Goal: Find the lines holding the string "matplotlib" in the data, then copy all of them.

── Source excerpt

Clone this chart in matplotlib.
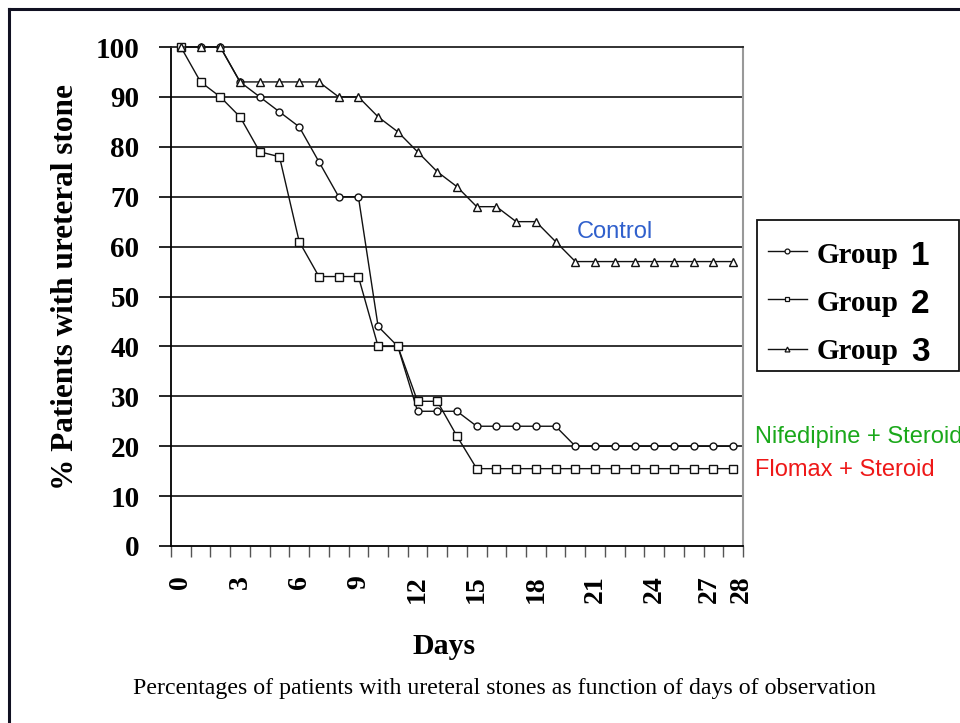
import numpy as np
import matplotlib
matplotlib.use("Agg")
import matplotlib.pyplot as plt
import matplotlib.transforms as mtransforms
from matplotlib.lines import Line2D
from matplotlib.patches import Rectangle

# --- data (days 0..28) ---
days = np.arange(0, 29)
group1 = [100, 100, 100, 93, 90, 87, 84, 77, 70, 70,
          44, 40, 27, 27, 27, 24, 24, 24, 24, 24,
          20, 20, 20, 20, 20, 20, 20, 20, 20]          # Nifedipine + Steroid
group2 = [100, 93, 90, 86, 79, 78, 61, 54, 54, 54,
          40, 40, 29, 29, 22, 15.5, 15.5, 15.5, 15.5, 15.5,
          15.5, 15.5, 15.5, 15.5, 15.5, 15.5, 15.5, 15.5, 15.5]  # Flomax + Steroid
group3 = [100, 100, 100, 93, 93, 93, 93, 93, 90, 90,
          86, 83, 79, 75, 72, 68, 68, 65, 65, 61,
          57, 57, 57, 57, 57, 57, 57, 57, 57]          # Control
series = [("1", group1, "o", 5.0), ("2", group2, "s", 5.5), ("3", group3, "^", 6.0)]
xtick_days = [0, 3, 6, 9, 12, 15, 18, 21, 24, 27, 28]
yticks = list(range(0, 101, 10))

SERIF = "Liberation Serif"
SANS = "Liberation Sans"
W, H = 960, 723

def fx(px):
    return px / W

def fy(py):
    return 1 - py / H

fig = plt.figure(figsize=(9.6, 7.23), dpi=100)
ax = fig.add_axes([fx(171), fy(546), fx(743) - fx(171), fy(47) - fy(546)])

# lines
for name, vals, mk, ms in series:
    ax.plot(days, vals, color="#111111", lw=1.0, marker=mk, ms=ms,
            mfc="white", mec="#111111", mew=1.0, clip_on=False, zorder=3)

ax.set_xlim(-0.5, 28.5)
ax.set_ylim(0, 100)

# grid & spines
for v in yticks[1:-1]:
    ax.axhline(v, color="#222222", lw=1.3, zorder=1)
ax.spines["top"].set_color("#222222")
ax.spines["top"].set_linewidth(1.3)
ax.spines["right"].set_color("#999999")
ax.spines["right"].set_linewidth(1.5)
ax.spines["left"].set_linewidth(1.3)
ax.spines["bottom"].set_linewidth(1.3)

# ticks
ax.set_yticks(yticks)
ax.set_yticklabels([str(v) for v in yticks], fontfamily=SERIF, fontweight="bold", fontsize=21)
ax.tick_params(axis="y", direction="out", length=8.6, width=1.2, pad=14)

ax.set_xticks(xtick_days)
ax.set_xticklabels([str(d) for d in xtick_days], fontfamily=SERIF, fontweight="bold",
                   fontsize=20, rotation=90)
ax.set_xticks(np.arange(-0.5, 29, 1), minor=True)
ax.tick_params(axis="x", which="major", length=0, pad=21)
ax.tick_params(axis="x", which="minor", direction="out", length=8, width=1.0, color="#555555")

# nudge the crowded last two labels apart, as in the reference
for lab, dx in zip(ax.get_xticklabels()[-2:], (-4, 8)):
    lab.set_transform(lab.get_transform() + mtransforms.ScaledTranslation(dx / 100, 0, fig.dpi_scale_trans))

# axis titles
fig.text(fx(66), fy(287), "% Patients with ureteral stone", rotation=90, ha="center",
         va="center", fontfamily=SERIF, fontweight="bold", fontsize=22.5)
fig.text(fx(444), fy(654), "Days", ha="center", va="baseline",
         fontfamily=SERIF, fontweight="bold", fontsize=21.5)
fig.text(fx(133), fy(694), "Percentages of patients with ureteral stones as function of days of observation",
         ha="left", va="baseline", fontfamily=SERIF, fontsize=17.2)

# legend drawn by hand (mixed fonts)
fig.patches.append(Rectangle((fx(757), fy(371)), fx(959) - fx(757), fy(220) - fy(371),
                             transform=fig.transFigure, fill=True, facecolor="white",
                             edgecolor="#111111", lw=1.3))
row_line = [251, 299, 349]
row_base = [263, 311, 359]
for (name, vals, mk, ms), ly, by in zip(series, row_line, row_base):
    fig.lines.append(Line2D([fx(768), fx(807)], [fy(ly), fy(ly)], transform=fig.transFigure,
                            color="#111111", lw=1.0))
    fig.lines.append(Line2D([fx(787)], [fy(ly)], transform=fig.transFigure, marker=mk,
                            ms=3.5, mfc="white", mec="#111111", mew=0.9, lw=0))
    fig.text(fx(817), fy(by), "Group", ha="left", va="baseline", fontfamily=SERIF,
             fontweight="bold", fontsize=21)
    fig.text(fx(911), fy(by + 2), name, ha="left", va="baseline", fontfamily=SANS,
             fontweight="bold", fontsize=24)

# colored annotations
fig.text(fx(577), fy(238), "Control", color="#3060cc", fontfamily=SANS, fontsize=17,
         ha="left", va="baseline")
fig.text(fx(755), fy(443), "Nifedipine + Steroid", color="#1aa81a", fontfamily=SANS,
         fontsize=17, ha="left", va="baseline")
fig.text(fx(755), fy(476), "Flomax + Steroid", color="#ee1818", fontfamily=SANS,
         fontsize=17, ha="left", va="baseline")

# outer frame (left and top edges)
fig.lines.append(Line2D([fx(9), fx(9)], [0, fy(9)], transform=fig.transFigure,
                        color="#111122", lw=2.2))
fig.lines.append(Line2D([fx(9), 1], [fy(9), fy(9)], transform=fig.transFigure,
                        color="#111122", lw=2.2))

fig.savefig("out.png", dpi=100)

────

Answer below:
Clone this chart in matplotlib.
import matplotlib
matplotlib.use("Agg")
import matplotlib.pyplot as plt
import matplotlib.transforms as mtransforms
from matplotlib.lines import Line2D
from matplotlib.patches import Rectangle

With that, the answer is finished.